**THE TASK:** Reproduce the full listing below unchanged, apart from the pictures.

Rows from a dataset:
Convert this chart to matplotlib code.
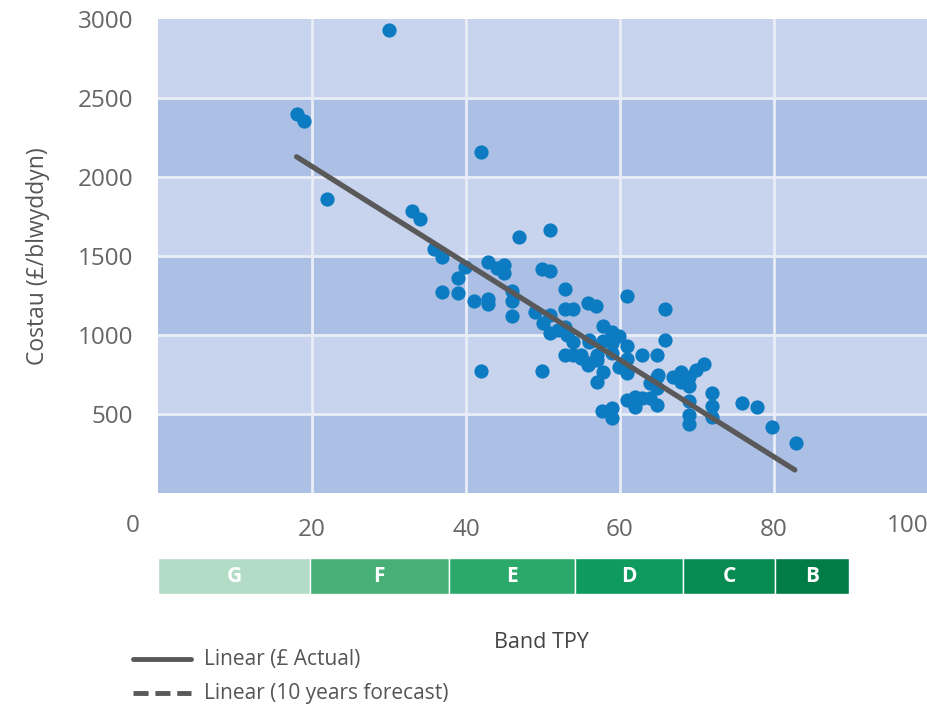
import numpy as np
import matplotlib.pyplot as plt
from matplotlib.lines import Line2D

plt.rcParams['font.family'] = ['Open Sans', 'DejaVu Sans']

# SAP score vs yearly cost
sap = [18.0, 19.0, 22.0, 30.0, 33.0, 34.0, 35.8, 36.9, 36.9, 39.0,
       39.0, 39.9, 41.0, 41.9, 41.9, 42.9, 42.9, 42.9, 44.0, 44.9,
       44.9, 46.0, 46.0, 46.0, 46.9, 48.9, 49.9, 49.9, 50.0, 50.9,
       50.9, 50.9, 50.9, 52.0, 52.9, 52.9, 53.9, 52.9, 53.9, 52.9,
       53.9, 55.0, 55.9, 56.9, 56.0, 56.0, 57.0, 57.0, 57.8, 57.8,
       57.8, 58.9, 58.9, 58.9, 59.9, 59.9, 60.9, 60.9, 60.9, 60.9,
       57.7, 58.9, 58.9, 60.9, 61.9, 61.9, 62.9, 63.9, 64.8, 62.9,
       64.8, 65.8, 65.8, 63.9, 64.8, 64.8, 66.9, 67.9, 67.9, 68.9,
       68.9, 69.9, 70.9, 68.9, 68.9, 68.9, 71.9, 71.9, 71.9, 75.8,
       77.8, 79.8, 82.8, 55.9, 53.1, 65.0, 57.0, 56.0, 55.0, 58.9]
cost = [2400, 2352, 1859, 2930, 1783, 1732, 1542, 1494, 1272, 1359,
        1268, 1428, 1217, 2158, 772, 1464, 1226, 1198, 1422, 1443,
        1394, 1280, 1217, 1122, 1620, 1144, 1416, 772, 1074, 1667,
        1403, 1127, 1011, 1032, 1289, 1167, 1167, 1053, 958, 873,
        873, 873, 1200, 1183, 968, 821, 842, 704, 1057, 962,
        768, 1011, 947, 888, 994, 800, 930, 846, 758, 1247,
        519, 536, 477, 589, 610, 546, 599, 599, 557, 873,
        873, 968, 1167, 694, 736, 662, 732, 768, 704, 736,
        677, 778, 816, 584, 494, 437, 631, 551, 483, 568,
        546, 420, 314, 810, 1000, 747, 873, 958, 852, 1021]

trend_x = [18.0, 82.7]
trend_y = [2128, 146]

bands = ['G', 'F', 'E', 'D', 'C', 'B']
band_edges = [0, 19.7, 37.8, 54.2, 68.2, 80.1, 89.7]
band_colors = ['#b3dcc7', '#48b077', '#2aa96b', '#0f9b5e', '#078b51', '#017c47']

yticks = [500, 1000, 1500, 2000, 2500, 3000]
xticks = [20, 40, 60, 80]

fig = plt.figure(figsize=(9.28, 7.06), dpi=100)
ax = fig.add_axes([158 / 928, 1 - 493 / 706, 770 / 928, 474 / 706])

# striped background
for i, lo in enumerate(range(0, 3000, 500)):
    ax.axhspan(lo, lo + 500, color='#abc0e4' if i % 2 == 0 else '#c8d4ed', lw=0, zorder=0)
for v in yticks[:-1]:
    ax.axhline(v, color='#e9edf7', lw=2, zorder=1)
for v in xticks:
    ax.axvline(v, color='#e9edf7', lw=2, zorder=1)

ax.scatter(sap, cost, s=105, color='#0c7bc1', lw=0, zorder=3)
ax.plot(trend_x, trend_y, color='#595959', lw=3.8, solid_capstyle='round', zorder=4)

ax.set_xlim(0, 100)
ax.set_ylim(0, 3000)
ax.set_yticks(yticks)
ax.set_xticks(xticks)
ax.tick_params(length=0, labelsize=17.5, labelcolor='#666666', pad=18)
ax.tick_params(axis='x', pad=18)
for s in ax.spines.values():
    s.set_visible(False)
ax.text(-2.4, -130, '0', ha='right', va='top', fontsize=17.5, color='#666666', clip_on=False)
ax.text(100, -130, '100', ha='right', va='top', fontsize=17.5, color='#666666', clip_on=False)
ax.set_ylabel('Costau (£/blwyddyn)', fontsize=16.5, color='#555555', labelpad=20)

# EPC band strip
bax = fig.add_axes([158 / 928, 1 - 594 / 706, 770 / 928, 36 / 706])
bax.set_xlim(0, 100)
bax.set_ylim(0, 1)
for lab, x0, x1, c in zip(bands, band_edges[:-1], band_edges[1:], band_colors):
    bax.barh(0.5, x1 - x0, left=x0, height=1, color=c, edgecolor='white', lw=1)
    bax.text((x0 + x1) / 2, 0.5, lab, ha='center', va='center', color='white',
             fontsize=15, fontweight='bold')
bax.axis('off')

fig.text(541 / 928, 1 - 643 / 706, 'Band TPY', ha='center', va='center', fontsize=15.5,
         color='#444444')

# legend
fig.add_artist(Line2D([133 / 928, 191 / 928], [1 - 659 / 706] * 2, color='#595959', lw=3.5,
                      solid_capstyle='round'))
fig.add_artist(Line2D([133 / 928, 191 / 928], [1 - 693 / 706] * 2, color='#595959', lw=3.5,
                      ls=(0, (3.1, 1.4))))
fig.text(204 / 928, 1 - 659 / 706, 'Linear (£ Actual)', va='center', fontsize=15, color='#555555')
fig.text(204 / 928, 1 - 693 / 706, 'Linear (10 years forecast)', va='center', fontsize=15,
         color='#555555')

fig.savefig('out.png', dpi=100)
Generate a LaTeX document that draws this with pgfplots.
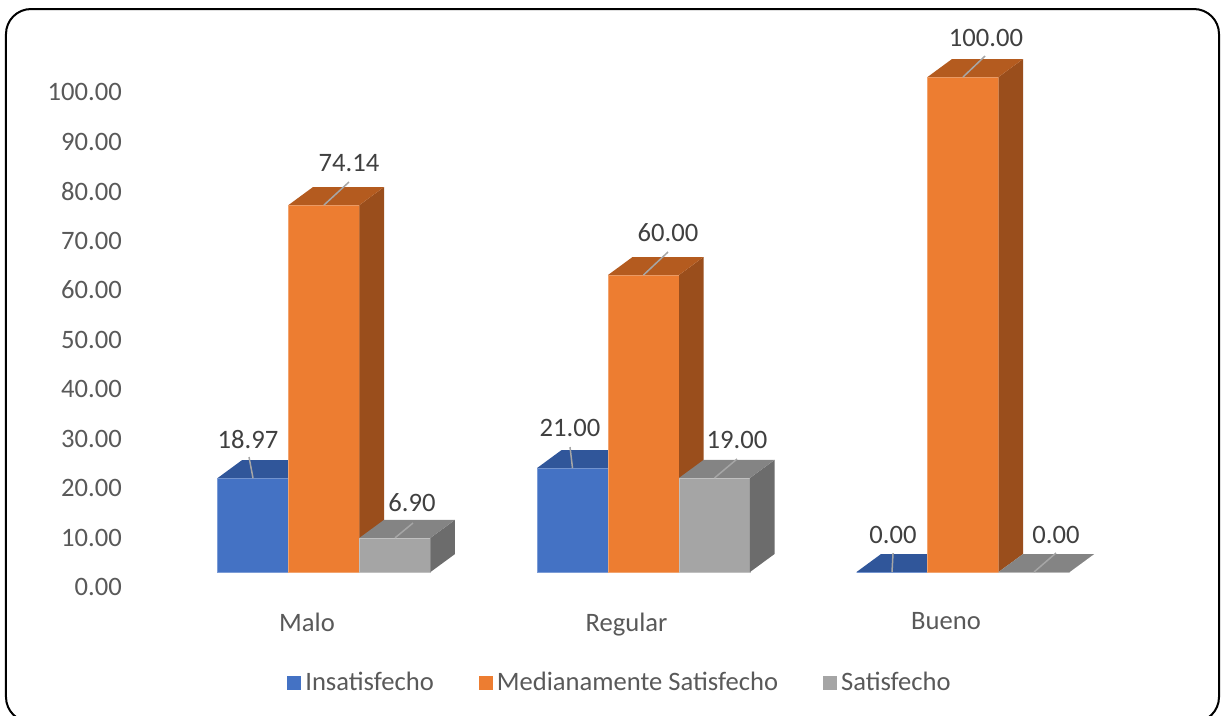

**OUTPUT FOR THIS TASK:**
Convert this chart to matplotlib code.
import numpy as np
import matplotlib.pyplot as plt
from matplotlib.lines import Line2D

plt.rcParams['font.family'] = ['Open Sans', 'DejaVu Sans']

# SAP score vs yearly cost
sap = [18.0, 19.0, 22.0, 30.0, 33.0, 34.0, 35.8, 36.9, 36.9, 39.0,
       39.0, 39.9, 41.0, 41.9, 41.9, 42.9, 42.9, 42.9, 44.0, 44.9,
       44.9, 46.0, 46.0, 46.0, 46.9, 48.9, 49.9, 49.9, 50.0, 50.9,
       50.9, 50.9, 50.9, 52.0, 52.9, 52.9, 53.9, 52.9, 53.9, 52.9,
       53.9, 55.0, 55.9, 56.9, 56.0, 56.0, 57.0, 57.0, 57.8, 57.8,
       57.8, 58.9, 58.9, 58.9, 59.9, 59.9, 60.9, 60.9, 60.9, 60.9,
       57.7, 58.9, 58.9, 60.9, 61.9, 61.9, 62.9, 63.9, 64.8, 62.9,
       64.8, 65.8, 65.8, 63.9, 64.8, 64.8, 66.9, 67.9, 67.9, 68.9,
       68.9, 69.9, 70.9, 68.9, 68.9, 68.9, 71.9, 71.9, 71.9, 75.8,
       77.8, 79.8, 82.8, 55.9, 53.1, 65.0, 57.0, 56.0, 55.0, 58.9]
cost = [2400, 2352, 1859, 2930, 1783, 1732, 1542, 1494, 1272, 1359,
        1268, 1428, 1217, 2158, 772, 1464, 1226, 1198, 1422, 1443,
        1394, 1280, 1217, 1122, 1620, 1144, 1416, 772, 1074, 1667,
        1403, 1127, 1011, 1032, 1289, 1167, 1167, 1053, 958, 873,
        873, 873, 1200, 1183, 968, 821, 842, 704, 1057, 962,
        768, 1011, 947, 888, 994, 800, 930, 846, 758, 1247,
        519, 536, 477, 589, 610, 546, 599, 599, 557, 873,
        873, 968, 1167, 694, 736, 662, 732, 768, 704, 736,
        677, 778, 816, 584, 494, 437, 631, 551, 483, 568,
        546, 420, 314, 810, 1000, 747, 873, 958, 852, 1021]

trend_x = [18.0, 82.7]
trend_y = [2128, 146]

bands = ['G', 'F', 'E', 'D', 'C', 'B']
band_edges = [0, 19.7, 37.8, 54.2, 68.2, 80.1, 89.7]
band_colors = ['#b3dcc7', '#48b077', '#2aa96b', '#0f9b5e', '#078b51', '#017c47']

yticks = [500, 1000, 1500, 2000, 2500, 3000]
xticks = [20, 40, 60, 80]

fig = plt.figure(figsize=(9.28, 7.06), dpi=100)
ax = fig.add_axes([158 / 928, 1 - 493 / 706, 770 / 928, 474 / 706])

# striped background
for i, lo in enumerate(range(0, 3000, 500)):
    ax.axhspan(lo, lo + 500, color='#abc0e4' if i % 2 == 0 else '#c8d4ed', lw=0, zorder=0)
for v in yticks[:-1]:
    ax.axhline(v, color='#e9edf7', lw=2, zorder=1)
for v in xticks:
    ax.axvline(v, color='#e9edf7', lw=2, zorder=1)

ax.scatter(sap, cost, s=105, color='#0c7bc1', lw=0, zorder=3)
ax.plot(trend_x, trend_y, color='#595959', lw=3.8, solid_capstyle='round', zorder=4)

ax.set_xlim(0, 100)
ax.set_ylim(0, 3000)
ax.set_yticks(yticks)
ax.set_xticks(xticks)
ax.tick_params(length=0, labelsize=17.5, labelcolor='#666666', pad=18)
ax.tick_params(axis='x', pad=18)
for s in ax.spines.values():
    s.set_visible(False)
ax.text(-2.4, -130, '0', ha='right', va='top', fontsize=17.5, color='#666666', clip_on=False)
ax.text(100, -130, '100', ha='right', va='top', fontsize=17.5, color='#666666', clip_on=False)
ax.set_ylabel('Costau (£/blwyddyn)', fontsize=16.5, color='#555555', labelpad=20)

# EPC band strip
bax = fig.add_axes([158 / 928, 1 - 594 / 706, 770 / 928, 36 / 706])
bax.set_xlim(0, 100)
bax.set_ylim(0, 1)
for lab, x0, x1, c in zip(bands, band_edges[:-1], band_edges[1:], band_colors):
    bax.barh(0.5, x1 - x0, left=x0, height=1, color=c, edgecolor='white', lw=1)
    bax.text((x0 + x1) / 2, 0.5, lab, ha='center', va='center', color='white',
             fontsize=15, fontweight='bold')
bax.axis('off')

fig.text(541 / 928, 1 - 643 / 706, 'Band TPY', ha='center', va='center', fontsize=15.5,
         color='#444444')

# legend
fig.add_artist(Line2D([133 / 928, 191 / 928], [1 - 659 / 706] * 2, color='#595959', lw=3.5,
                      solid_capstyle='round'))
fig.add_artist(Line2D([133 / 928, 191 / 928], [1 - 693 / 706] * 2, color='#595959', lw=3.5,
                      ls=(0, (3.1, 1.4))))
fig.text(204 / 928, 1 - 659 / 706, 'Linear (£ Actual)', va='center', fontsize=15, color='#555555')
fig.text(204 / 928, 1 - 693 / 706, 'Linear (10 years forecast)', va='center', fontsize=15,
         color='#555555')

fig.savefig('out.png', dpi=100)
Generate a LaTeX document that draws this with pgfplots.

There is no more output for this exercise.